Scheme of Arrangement
Das Scheme of Arrangement (deutsch „Vergleichsplan“) ist in der Unternehmenskrise ein Sanierungsverfahren nach englischem Recht, das über eine Restrukturierung der Verbindlichkeiten auf die Verhinderung einer Insolvenz des Schuldners durch gerichtlich genehmigten Vergleich abzielt.
Allgemeines
Nach deutschem Insolvenzrecht können Unternehmen eine drohende Insolvenz nur außergerichtlich verhindern, wenn sie ihre wesentlichen Gläubiger um Konsolidierung, Schuldenerlass, Stundung oder Umschuldung bitten. Gelingt dies nicht, ist die Insolvenz nicht zu vermeiden. Das englische Recht sieht dagegen vor, dass eine Insolvenz auch unter Mitwirkung von Gerichten verhindert werden kann. Ziel des Scheme of Arrangement (SoA) ist der Turnaround insolventer Unternehmen. Die Verfahrenseröffnung ist an keine tatbestandlichen Voraussetzungen gebunden[1] und erfordert folglich keinen Insolvenztatbestand.[2] Außerhalb der Insolvenz liegt ein so genannter solventer Vergleichsplan vor (englisch Solvent Scheme of Arrangement).
Rechtsfragen
Rechtsgrundlage hierfür ist der Companies Act 2006 (CA), der in Chapter 3 Part 26 und Section 895 CA lediglich von einer Vereinbarung (englisch arrangement) spricht. Danach handelt es sich um einen Kompromiss oder eine Vereinbarung zwischen einem Unternehmen und seinen Gläubigern oder einer Gruppe von ihnen.[3] Die Bestimmungen sehen keine konkreten Maßnahmen vor, sondern erlauben alles, was eine Einigung unter den Gläubigern erwarten lässt.[4] Für Restrukturierungsmaßnahmen wie Debt Equity Swap, Konsolidierung, Schuldenerlass oder Umschuldung können einige Gläubigergruppen (Gläubiger von Unternehmensanleihen, Kreditinstitute, Lieferanten oder Versicherer) gezielt ausgewählt werden, während andere Gruppen nicht mitwirken müssen. Um eine Maßnahme durchführen zu können, ist eine Mehrheit von 75 % der jeweiligen Gläubigergruppe erforderlich; ein Holdout-Problem entsteht für die nicht zustimmenden Gläubiger nicht. Der Ablauf des SoA wird vom High Court überwacht.[5] Zur Annahme des SoA ist gemäß Abschnitt 899(1) CA in jeder Gläubigergruppe eine einfache Kopfmehrheit und eine Mehrheit von 75 % des anwesenden Fremd- bzw. Eigenkapitals erforderlich.[6]

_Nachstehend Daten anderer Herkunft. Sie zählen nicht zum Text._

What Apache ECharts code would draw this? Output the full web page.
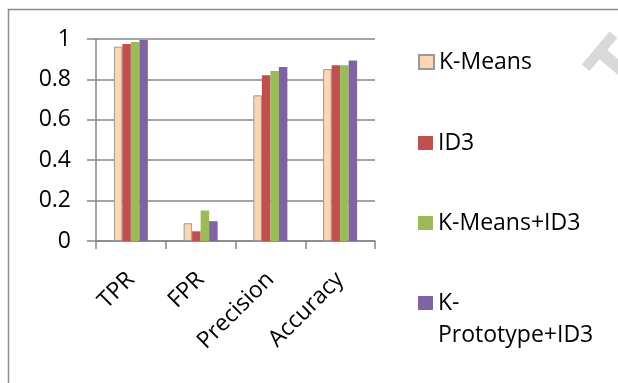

Nach der gerichtlichen Genehmigung ist das SoA für sämtliche Gläubiger und Gesellschafter verbindlich.[7]
International
Deutsche Unternehmen können das SoA nur nutzen, wenn sie mindestens eine Tochtergesellschaft mit Geschäftssitz in Großbritannien besitzen oder sonst wie ein ausreichender Bezug zu England besteht (englisch sufficient connection). Ob während der Unternehmenskrise dieser Tochtergesellschaft das SoA von deutschen Gerichten akzeptiert wird, ist fraglich. Klagt ein durch das SoA überstimmter Gläubiger vor einem deutschen Gericht gegen eine britische Tochtergesellschaft einer deutschen Muttergesellschaft, so besteht die ungeklärte Rechtsfrage, ob der Gläubiger vom Gleichbehandlungsprinzip des deutschen Insolvenzrechts ausgeschlossen werden darf. Trotz dieser unklaren Rechtslage diente das SoA zum Beispiel in Deutschland zur Sanierung der Unternehmen Tele Columbus (2010), Rodenstock (2011) und Apcoa (2014).[8] Im Falle der britischen Lebensversicherung Equitable Life lehnte der Bundesgerichtshof (BGH) im Februar 2012 die Anwendung dieser Rechtsfigur ab.[9] Der Vergleichsplan der Equitable Life sah vor, dass deren deutsche Versicherungsnehmer auf Ansprüche, die in Zusammenhang mit den Verträgen mit garantierter Ablaufleistung standen, verzichten sollten und dafür die Versicherungssumme ihrer Verträge um 2,5 % erhöht würde. Nach Ansicht des BGH liege kein anerkennungsfähiges ausländisches Insolvenzverfahren, auch nicht nach § 343 Abs. 1 InsO, vor.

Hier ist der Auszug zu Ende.